Accessibility and availability of evidence based medications for addiction treatment (MAT) such as methadone, buprenorphine/naloxone (BNX), and naltrexone (NTX) are critical components of addressing the current opioid epidemic. Yet treatment need vastly exceeds treatment availability, including BNX office-based opioid therapy (OBOT) approaches. New models of MAT provision are being implemented and trialed. One such groundbreaking approach is the Rhode Island (RI) Centers of Excellence in MAT (COE). Designed as bidirectional hubs of MAT induction and (re)stabilization, COEs are intended to complement both traditional opioid treatment programs (OTPs) and jump-start BNX OBOT expansion. In addition to funding 9 COEs to date, uniquely, RI invested in the maintenance and initiation of inmates with OUD onto MAT with a transfer post-release to COEs. However, both approaches necessitate even greater community MAT availability. The new STR grant funds introduce nurse-based supports to BNX prescribers in community healthcare settings, but other health professionals could also help expand MAT reach, namely pharmacists. The goal of this study is to examine how the pharmacy can better optimize treatment expansion by providing pharmacy-based MAT for maintenance. This study aims to develop (R21 phase) then test (R33 phase) a model of MAT maintenance and coordinated care in the pharmacy. To do so, the study will work closely with thought leaders, stakeholders and state leadership to design a pharmacy collaborative practice agreement for the management of OUD using BNX and NTX (P-MAT) that fulfills the Board of Pharmacy?s requirements of the CPA, is agreeable to our study partners Genoa Pharmacy and CODAC, Inc.

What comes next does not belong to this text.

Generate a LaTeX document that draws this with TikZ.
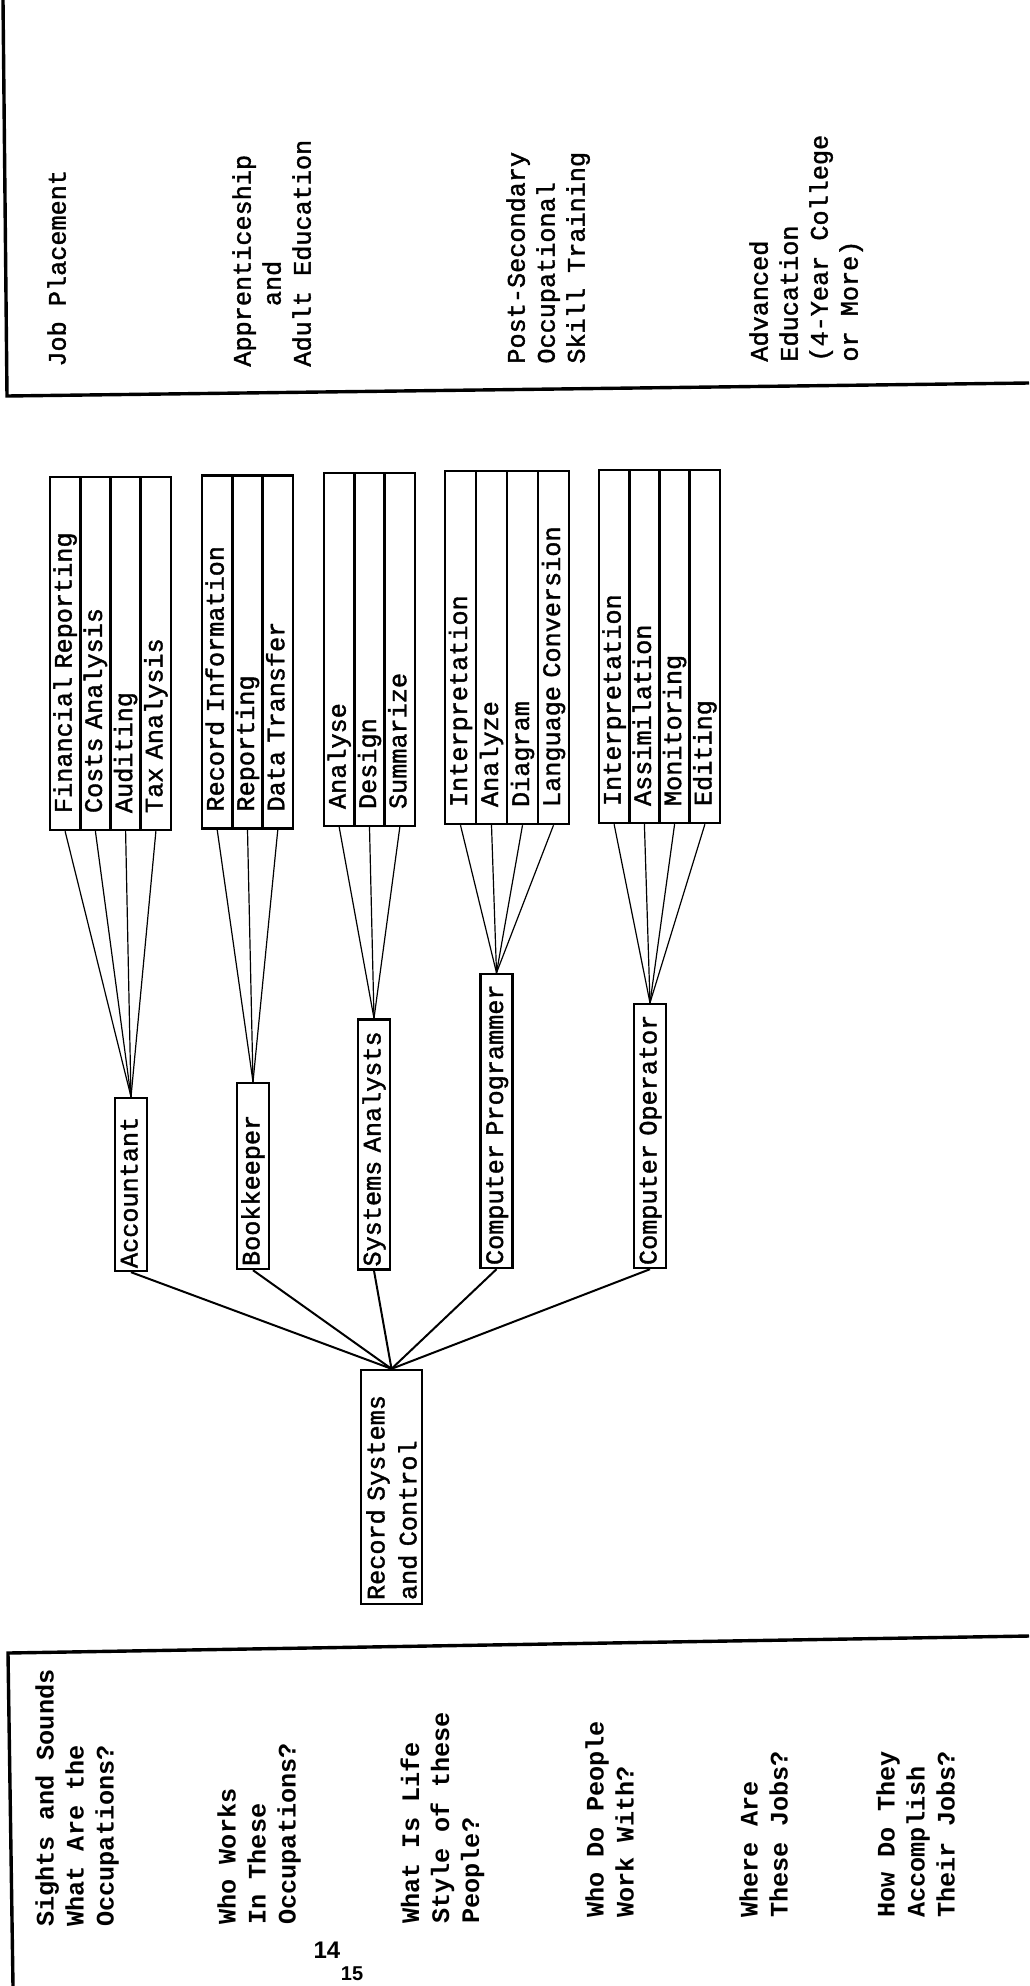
\documentclass[tikz,border=0pt]{standalone}
\usepackage{fontspec}
\newfontfamily\tw{Liberation Mono}[WordSpace={1,0,0}, UprightFeatures={FakeBold=1.5}]
\newfontfamily\pn{Liberation Sans}
\begin{document}
\begin{tikzpicture}[x=0.5pt, y=-0.5pt,
  tt/.style={font={\tw\fontsize{12.6pt}{15pt}\selectfont}},
  lbl/.style={tt, rotate=90, anchor=north west, inner sep=0pt, align=left},
  qlbl/.style={lbl, font={\tw\bfseries\fontsize{12.6pt}{15pt}\selectfont}},
  cell/.style={draw, line width=1.2pt, rotate=90, tt, inner xsep=8.5pt, inner ysep=0pt,
    minimum height=#1, text width=159.5pt, align=left, text height=9pt, text depth=2.5pt},
  cell/.default=15.25pt,
  jobbox/.style={draw, line width=1.2pt, rotate=90, tt, inner xsep=1.5pt, inner ysep=0pt,
    minimum height=16pt, text width=#1, align=left, text height=9pt, text depth=2.5pt},
  rootbox/.style={draw, line width=1.2pt, rotate=90, inner xsep=2pt, inner ysep=0pt,
    minimum height=30.5pt, text width=113pt, align=left,
    font={\tw\fontsize{12.6pt}{16pt}\selectfont}},
  conn/.style={line width=0.6pt},
  trunk/.style={line width=1pt},
  frame/.style={line width=1.7pt},
  pagenum/.style={inner sep=0pt, font={\pn\bfseries\fontsize{12pt}{14pt}\selectfont}}
]
\useasboundingbox (0,0) rectangle (1029,1986);
\fill[white] (0,0) rectangle (1029,1986);

% ---- frames ----
\coordinate (tfa) at (3,0);
\coordinate (tfb) at (7,396);
\coordinate (tfc) at (1029,383);
\draw[frame] (tfa) -- (tfb) -- (tfc);
\coordinate (bfa) at (1029,1636);
\coordinate (bfb) at (8,1653);
\coordinate (bfc) at (13,1986);
\draw[frame] (bfa) -- (bfb) -- (bfc);

% ---- top panel texts ----
\node[lbl] (jp) at (47,367) {Job Placement};
\node[lbl] (app) at (232,367) {Apprenticeship\\\phantom{Appr}and\\Adult Education};
\node[lbl] (post) at (506,364) {Post-Secondary\\Occupational\\Skill Training};
\node[lbl] (adv) at (749,362) {Advanced\\Education\\(4-Year College\\or More)};

% ---- task tables ----
\node[cell] (a1) at (65.1,653.5) {Financial Reporting};
\node[cell] (a2) at (95.4,653.5) {Costs Analysis};
\node[cell] (a3) at (125.6,653.5) {Auditing};
\node[cell] (a4) at (155.9,653.5) {Tax Analysis};

\node[cell] (b1) at (217.2,652) {Record Information};
\node[cell] (b2) at (247.5,652) {Reporting};
\node[cell] (b3) at (277.8,652) {Data Transfer};

\node[cell] (c1) at (339.2,649.5) {Analyse};
\node[cell] (c2) at (369.5,649.5) {Design};
\node[cell] (c3) at (399.8,649.5) {Summarize};

\node[cell=15.5pt] (d1) at (460.5,647.5) {Interpretation};
\node[cell=15.5pt] (d2) at (491.5,647.5) {Analyze};
\node[cell=15.5pt] (d3) at (522.5,647.5) {Diagram};
\node[cell=15.5pt] (d4) at (553.5,647.5) {Language Conversion};

\node[cell] (e1) at (614.1,646.5) {Interpretation};
\node[cell] (e2) at (644.4,646.5) {Assimilation};
\node[cell] (e3) at (674.6,646.5) {Monitoring};
\node[cell] (e4) at (704.9,646.5) {Editing};

% ---- job boxes ----
\node[jobbox=83.5pt] (acc) at (131,1184.5) {Accountant};
\node[jobbox=90pt] (book) at (253,1176) {Bookkeeper};
\node[jobbox=122pt] (sys) at (374,1144.5) {Systems Analysts};
\node[jobbox=144pt] (prog) at (496.5,1121) {Computer Programmer};
\node[jobbox=129pt] (oper) at (650,1136) {Computer Operator};

% ---- root ----
\node[rootbox] (root) at (391.5,1487) {Record Systems\\and Control};

% ---- connectors ----
\foreach \c in {a1,a2,a3,a4} \draw[conn] (\c.west) -- (acc.east);
\foreach \c in {b1,b2,b3} \draw[conn] (\c.west) -- (book.east);
\foreach \c in {c1,c2,c3} \draw[conn] (\c.west) -- (sys.east);
\foreach \c in {d1,d2,d3,d4} \draw[conn] (\c.west) -- (prog.east);
\foreach \c in {e1,e2,e3,e4} \draw[conn] (\c.west) -- (oper.east);
\foreach \j in {acc,book,sys,prog,oper} \draw[trunk] (\j.west) -- (root.east);

% ---- bottom panel texts ----
\node[qlbl] (q1) at (35,1927) {Sights and Sounds\\What Are the\\Occupations?};
\node[qlbl] (q2) at (217,1925) {Who Works\\In These\\Occupations?};
\node[qlbl] (q3) at (400,1924) {What Is Life\\Style of these\\People?};
\node[qlbl] (q4) at (585,1918) {Who Do People\\Work With?};
\node[qlbl] (q5) at (739,1918) {Where Are\\These Jobs?};
\node[qlbl] (q6) at (876,1918) {How Do They\\Accomplish\\Their Jobs?};

\node[pagenum] (pg) at (327,1950) {14};
\node[pagenum, font={\pn\bfseries\fontsize{10pt}{12pt}\selectfont}] (pg2) at (352,1974) {15};
\end{tikzpicture}
\end{document}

OTP, safe for patients, and potentially scaleable for further study. R21 phase aims are:
Aim 1 : Develop the P-MAT for the management of OUD, including establishing training components, documentation, management protocols, relapse assessment and management, specifications for conducting urine analysis, patient education, and identifying physical space specifications for patient confidentiality.
Aim 2 : For patient inmates on MAT, assess the feasibility and timing of randomization and transfer to a P-MAT pharmacy post-release. This targeted assessment will inform the R33 design.

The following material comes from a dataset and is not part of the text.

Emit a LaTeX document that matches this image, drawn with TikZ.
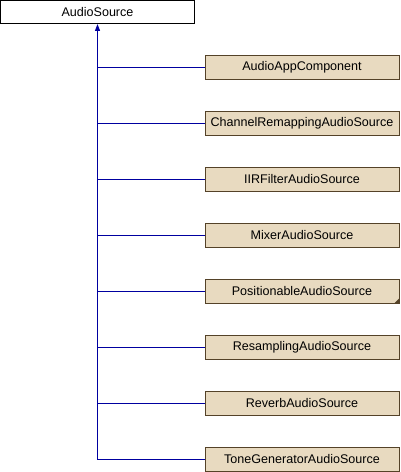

Aim 3 : Pilot test P-MAT with up to 10 patients, assessing feasibility of medication dispensing, administration, and monitoring in the pharmacy, and determining patient acceptability of P-MAT. Provided that milestones have been met and stakeholders and leadership endorse advancement to the R33 phase, aims are:
Aim 4 : Expand P-MAT to all six study pharmacies, and assess pharmacist readiness to provide PMAT.

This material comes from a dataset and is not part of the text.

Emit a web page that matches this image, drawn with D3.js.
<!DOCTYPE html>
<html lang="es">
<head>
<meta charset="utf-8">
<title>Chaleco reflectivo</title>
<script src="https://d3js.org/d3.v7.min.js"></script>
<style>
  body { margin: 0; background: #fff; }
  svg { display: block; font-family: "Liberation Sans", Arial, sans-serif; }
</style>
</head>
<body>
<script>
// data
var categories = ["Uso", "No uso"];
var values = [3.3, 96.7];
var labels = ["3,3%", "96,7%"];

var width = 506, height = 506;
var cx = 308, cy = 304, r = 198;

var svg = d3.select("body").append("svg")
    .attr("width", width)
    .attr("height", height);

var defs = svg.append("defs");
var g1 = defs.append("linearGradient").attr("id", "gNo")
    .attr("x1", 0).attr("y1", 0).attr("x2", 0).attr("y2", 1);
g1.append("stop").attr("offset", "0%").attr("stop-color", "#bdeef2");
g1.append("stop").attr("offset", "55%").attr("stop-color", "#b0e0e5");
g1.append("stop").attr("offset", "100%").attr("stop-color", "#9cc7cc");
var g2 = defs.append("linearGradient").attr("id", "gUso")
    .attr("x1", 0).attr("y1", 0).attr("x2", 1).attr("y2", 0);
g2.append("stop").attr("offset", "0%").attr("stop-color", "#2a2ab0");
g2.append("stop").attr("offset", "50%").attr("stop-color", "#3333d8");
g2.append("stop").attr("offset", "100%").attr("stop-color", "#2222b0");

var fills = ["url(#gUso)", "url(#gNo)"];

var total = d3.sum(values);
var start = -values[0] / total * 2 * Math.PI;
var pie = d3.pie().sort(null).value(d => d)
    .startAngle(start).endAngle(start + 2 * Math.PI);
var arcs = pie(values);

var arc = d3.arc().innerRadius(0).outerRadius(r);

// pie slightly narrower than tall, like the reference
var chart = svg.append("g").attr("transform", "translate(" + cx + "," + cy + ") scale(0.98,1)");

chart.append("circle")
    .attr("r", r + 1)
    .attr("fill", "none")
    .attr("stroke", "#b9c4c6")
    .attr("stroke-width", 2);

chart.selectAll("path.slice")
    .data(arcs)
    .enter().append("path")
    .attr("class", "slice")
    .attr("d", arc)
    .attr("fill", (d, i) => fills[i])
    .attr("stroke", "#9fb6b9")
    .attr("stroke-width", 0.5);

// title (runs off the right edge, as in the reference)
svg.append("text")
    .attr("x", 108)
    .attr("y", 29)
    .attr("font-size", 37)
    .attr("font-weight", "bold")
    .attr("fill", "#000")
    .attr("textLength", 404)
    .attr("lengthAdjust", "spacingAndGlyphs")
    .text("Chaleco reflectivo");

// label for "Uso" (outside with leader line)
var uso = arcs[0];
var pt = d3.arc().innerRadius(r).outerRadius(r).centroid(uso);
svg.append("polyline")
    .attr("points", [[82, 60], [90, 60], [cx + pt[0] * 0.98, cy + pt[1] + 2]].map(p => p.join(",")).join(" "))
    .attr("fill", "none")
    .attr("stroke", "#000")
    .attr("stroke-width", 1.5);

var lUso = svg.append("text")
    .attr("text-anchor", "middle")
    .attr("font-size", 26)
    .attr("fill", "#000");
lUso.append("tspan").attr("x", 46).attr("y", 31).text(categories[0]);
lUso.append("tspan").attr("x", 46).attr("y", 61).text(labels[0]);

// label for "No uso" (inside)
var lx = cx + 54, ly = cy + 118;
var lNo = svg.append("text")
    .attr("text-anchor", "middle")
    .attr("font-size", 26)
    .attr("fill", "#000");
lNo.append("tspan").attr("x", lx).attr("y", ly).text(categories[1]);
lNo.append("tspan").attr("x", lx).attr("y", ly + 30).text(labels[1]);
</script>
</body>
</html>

Aim 5 : Conduct a randomized controlled trial of 250 medication-stabilized (with BNX or NTX) patients with OUD receiving care at a COE or in OBOT, comparing engagement and clinical outcomes for patients followed up in OBOT/COE to those maintained and followed up in P-MAT. Findings may have clinical and policy implications if a P-MAT model effectively engages pharmacists as part of the patient care team for OUD.
Expanding access to medications for addiction treatment can greatly reduce overdose risk and improve the quality of life and health for people with opioid use disorder, but treatment availability and accessibility are limited. Pharmacists helped implement adult immunizations, smoking cessation treatments, naloxone, and may be a key partner in MAT expansion. In a unique statewide program designed to stabilize patient dose, then more quickly connect people to treatment, this proposed project explores the feasibility and utility of partnering pharmacists with treatment providers to improve treatment workflow and achieve better patient outcomes.